Josh Tenenbaum is an Associate Professor of Computational Cognitive Science at MIT in the Department of Brain and Cognitive Sciences and the Computer Science and Artificial Intelligence Laboratory (CSAIL). He received his PhD from MIT in 1999, and was an Assistant Professor at Stanford University from 1999 to 2002. He studies learning and inference in humans and machines, with the twin goals of understanding human intelligence in computational terms and bringing computers closer to human capacities. He focuses on problems of inductive generalization from limited data -- learning concepts and word meanings, inferring causal relations or goals -- and learning abstract knowledge that supports these inductive leaps in the form of probabilistic generative models or 'intuitive theories'. He has also developed several novel machine learning methods inspired by human learning and perception, most notably Isomap, an approach to unsupervised learning of nonlinear manifolds in high-dimensional data.
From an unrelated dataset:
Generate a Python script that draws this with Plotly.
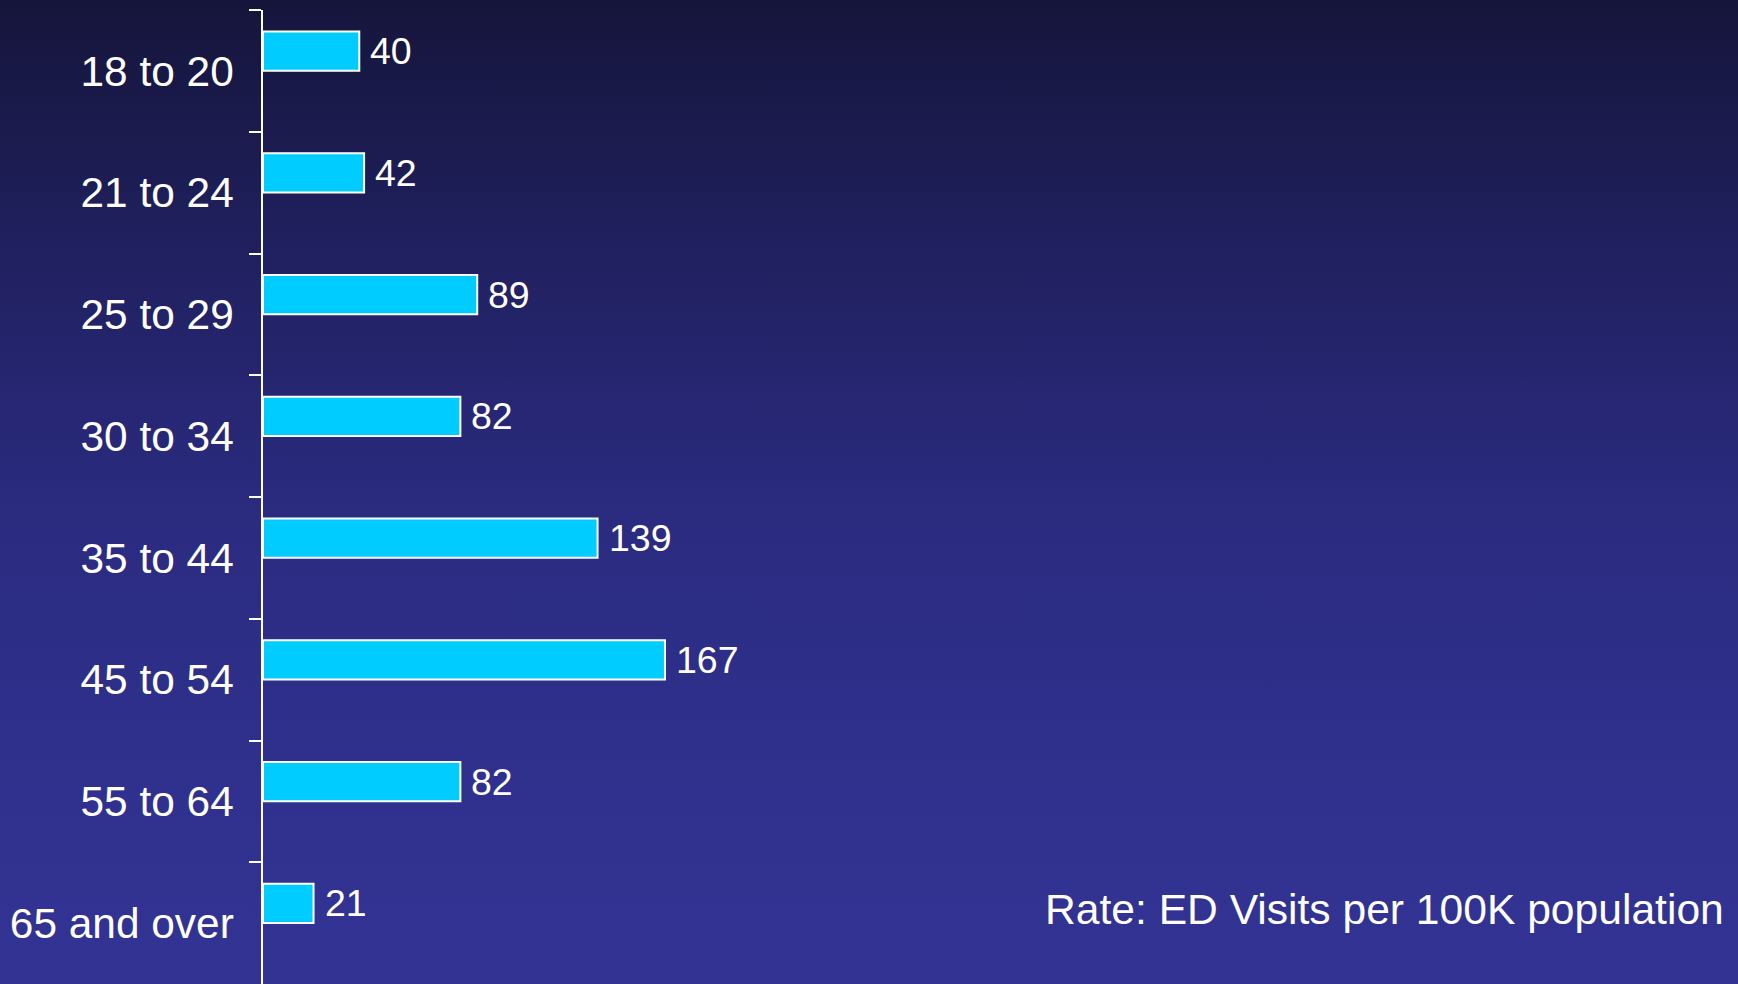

He has been Associate Editor for the journal Cognitive Science, has been active on program committees for the CogSci and NIPS conferences, and has co-organized a number of workshops, tutorials and summer schools in human and machine learning. Several of his papers have received outstanding paper awards or best student paper awards at the IEEE Computer Vision and Pattern Recognition (CVPR), NIPS, and Cognitive Science conferences. He is the recipient of the New Investigator Award from the Society for Mathematical Psychology (2005), the Early Investigator Award from the Society of Experimental Psychologists (2007), and the Distinguished Scientific Award for Early Career Contribution to Psychology (in the area of cognition and human learning) from the American Psychological Association (2008).